### Given material
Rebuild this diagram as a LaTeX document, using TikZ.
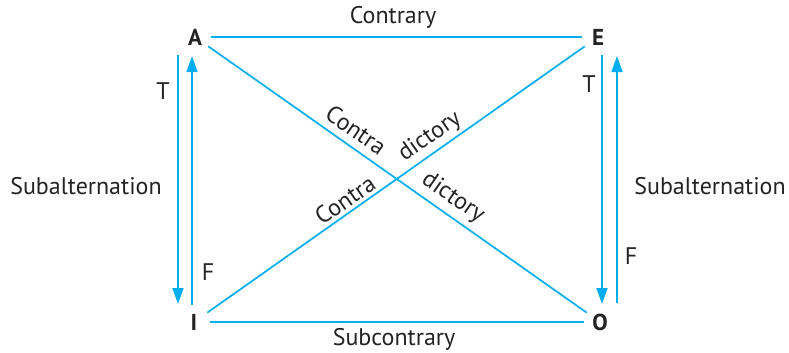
\documentclass[tikz,border=0pt]{standalone}
\usepackage{fontspec}
\setmainfont{PT Sans}
\usetikzlibrary{arrows.meta}
\definecolor{lc}{RGB}{0,174,239}
\definecolor{tc}{RGB}{35,35,35}
\begin{document}
\begin{tikzpicture}[x=1pt,y=-1pt,
  lbl/.style={font=\fontsize{24}{26}\selectfont, text=tc, inner sep=0pt},
  corner/.style={circle, minimum size=32pt, inner sep=0pt, font=\fontsize{23}{26}\selectfont\bfseries, text=tc},
  ln/.style={draw=lc, line width=1.7pt},
  arr/.style={ln, -{Triangle[length=16pt,width=11pt]}}]
\useasboundingbox (0,0) rectangle (789,353);
\node[corner] (A) at (195,37) {A};
\node[corner] (E) at (598,37) {E};
\node[corner] (I) at (194,322) {I};
\node[corner] (O) at (600,322) {O};
\draw[ln] (A) -- (E);
\draw[ln] (I) -- (O);
\draw[ln] (A) -- (O);
\draw[ln] (I) -- (E);
\coordinate (l1s) at (178,55); \coordinate (l1e) at (178,304);
\coordinate (l2s) at (192,305); \coordinate (l2e) at (192,56);
\coordinate (r1s) at (602,55); \coordinate (r1e) at (602,304);
\coordinate (r2s) at (617,303); \coordinate (r2e) at (617,56);
\draw[arr] (l1s) -- (l1e);
\draw[arr] (l2s) -- (l2e);
\draw[arr] (r1s) -- (r1e);
\draw[arr] (r2s) -- (r2e);
\node[lbl] (t1) at (163,91) {T};
\node[lbl] (f1) at (208,272) {F};
\node[lbl] (t2) at (589,84) {T};
\node[lbl] (f2) at (631,256) {F};
\node[lbl] (sl) at (86,186) {Subalternation};
\node[lbl] (sr) at (710,186) {Subalternation};
\node[lbl] (ct) at (393,17) {Contrary};
\node[lbl] (sc) at (394,339) {Subcontrary};
\node[lbl, rotate=-34.7] (c1) at (356,130) {Contra};
\node[lbl, rotate=34.7] (d1) at (430,137) {dictory};
\node[lbl, rotate=34.7] (c2) at (345,200) {Contra};
\node[lbl, rotate=-34.7] (d2) at (453,198) {dictory};
\end{tikzpicture}
\end{document}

### Task statement
Repeat the lines above exactly, and keep every picture out.

### Response below
Rebuild this diagram as a LaTeX document, using TikZ.
\documentclass[tikz,border=0pt]{standalone}
\usepackage{fontspec}
\setmainfont{PT Sans}
\usetikzlibrary{arrows.meta}
\definecolor{lc}{RGB}{0,174,239}
\definecolor{tc}{RGB}{35,35,35}
\begin{document}
\begin{tikzpicture}[x=1pt,y=-1pt,
  lbl/.style={font=\fontsize{24}{26}\selectfont, text=tc, inner sep=0pt},
  corner/.style={circle, minimum size=32pt, inner sep=0pt, font=\fontsize{23}{26}\selectfont\bfseries, text=tc},
  ln/.style={draw=lc, line width=1.7pt},
  arr/.style={ln, -{Triangle[length=16pt,width=11pt]}}]
\useasboundingbox (0,0) rectangle (789,353);
\node[corner] (A) at (195,37) {A};
\node[corner] (E) at (598,37) {E};
\node[corner] (I) at (194,322) {I};
\node[corner] (O) at (600,322) {O};
\draw[ln] (A) -- (E);
\draw[ln] (I) -- (O);
\draw[ln] (A) -- (O);
\draw[ln] (I) -- (E);
\coordinate (l1s) at (178,55); \coordinate (l1e) at (178,304);
\coordinate (l2s) at (192,305); \coordinate (l2e) at (192,56);
\coordinate (r1s) at (602,55); \coordinate (r1e) at (602,304);
\coordinate (r2s) at (617,303); \coordinate (r2e) at (617,56);
\draw[arr] (l1s) -- (l1e);
\draw[arr] (l2s) -- (l2e);
\draw[arr] (r1s) -- (r1e);
\draw[arr] (r2s) -- (r2e);
\node[lbl] (t1) at (163,91) {T};
\node[lbl] (f1) at (208,272) {F};
\node[lbl] (t2) at (589,84) {T};
\node[lbl] (f2) at (631,256) {F};
\node[lbl] (sl) at (86,186) {Subalternation};
\node[lbl] (sr) at (710,186) {Subalternation};
\node[lbl] (ct) at (393,17) {Contrary};
\node[lbl] (sc) at (394,339) {Subcontrary};
\node[lbl, rotate=-34.7] (c1) at (356,130) {Contra};
\node[lbl, rotate=34.7] (d1) at (430,137) {dictory};
\node[lbl, rotate=34.7] (c2) at (345,200) {Contra};
\node[lbl, rotate=-34.7] (d2) at (453,198) {dictory};
\end{tikzpicture}
\end{document}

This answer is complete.